Development Problems and Traditional Cultures
Reflections on the Management of the Aged in India
P. K. Misra

Humans are one. They belong to a single species. They have a long history. Even in prehistoric times there were migrations, near and distant, all over the world. Seas, rivers, lakes, mountains, deserts and forests have not been able to deter human beings moving from one place to another. Come to think of it, migrations of people like the Jarawa (a classic food-gathering and hunting Negrito group) to another island in Car Nicobar or of the Toda to the Nilgiris, or of the Ladakhi to the Ladakh region, speak about the immense capacities of human beings. Some such movements might have been prompted by compelling natural, social or economic circumstances, but many were not.
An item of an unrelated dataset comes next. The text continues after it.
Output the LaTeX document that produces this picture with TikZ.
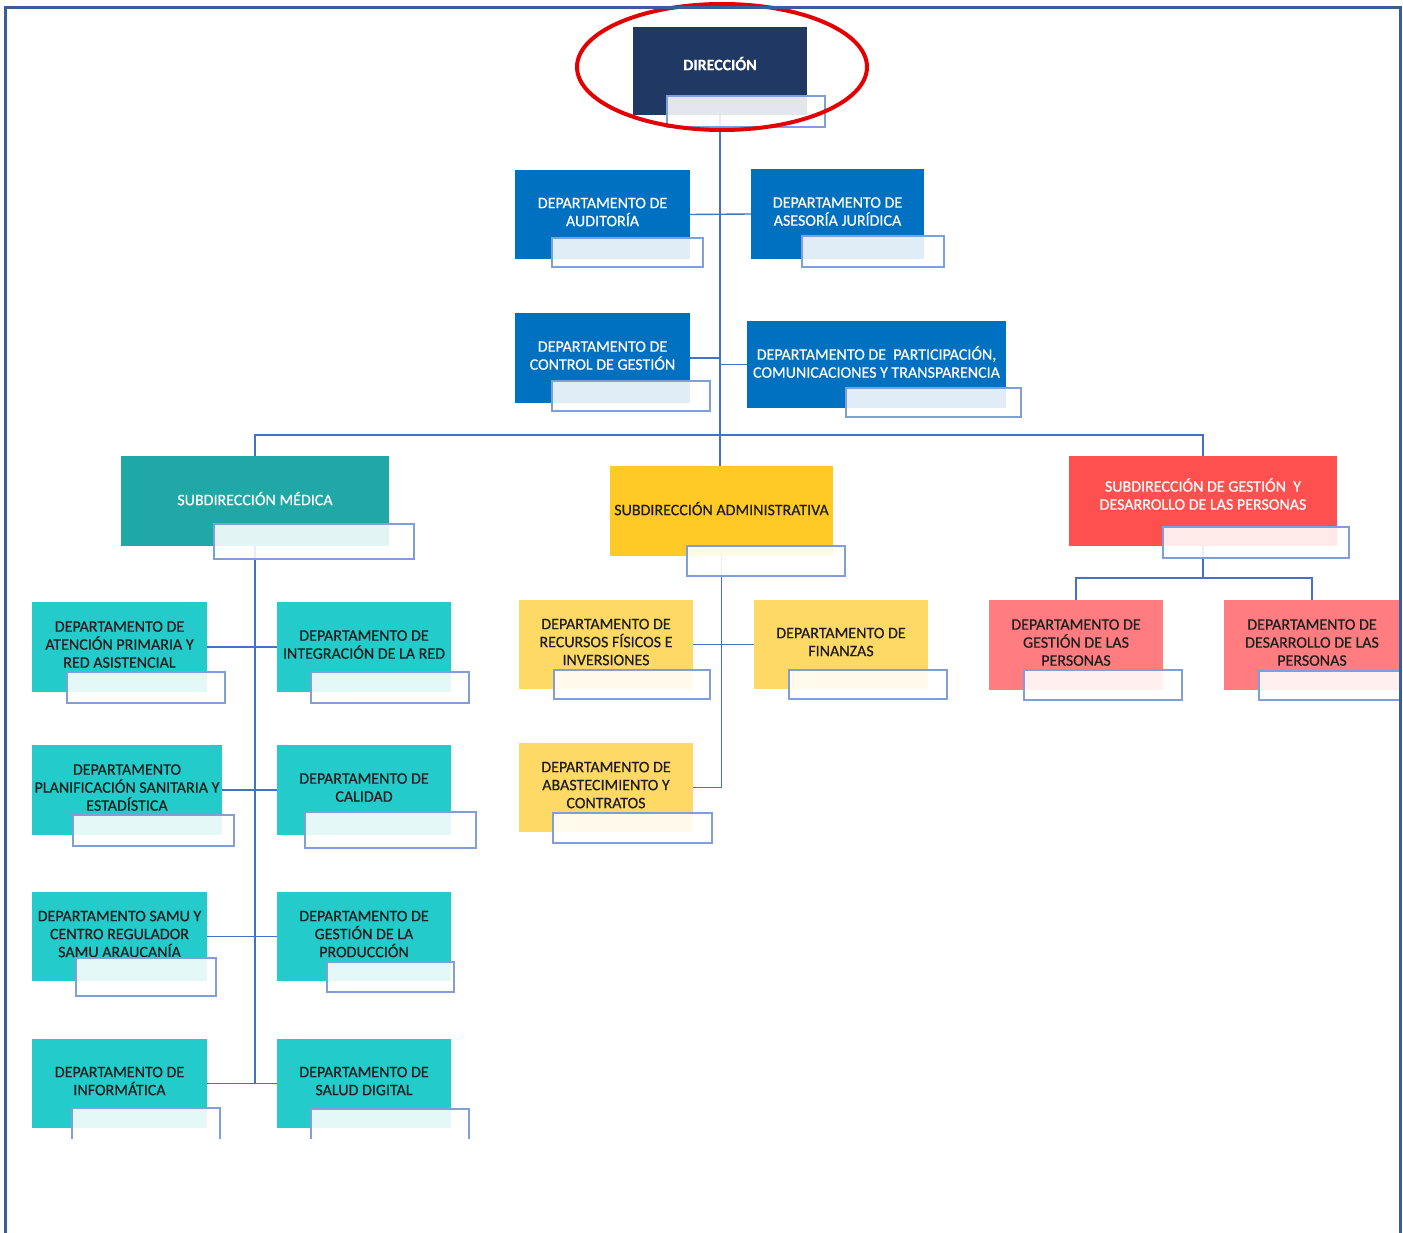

Being mobile at one stage and sedentary at another is a part of human nature. It appears that human beings are restless in either state (Misra 1986). They are curious about themselves, about the things around and beyond them, and are ever eager to impose order on them. Apart from the immense capacity to endeavour, to learn, to innovate and to adapt to any ecological condition, they add to their cultural baggage by borrowing. Any attempt to characterise people in terms of indigenous and non-indigenous amounts to taking a very short perspective of history. Such categories, if anything, are basically political.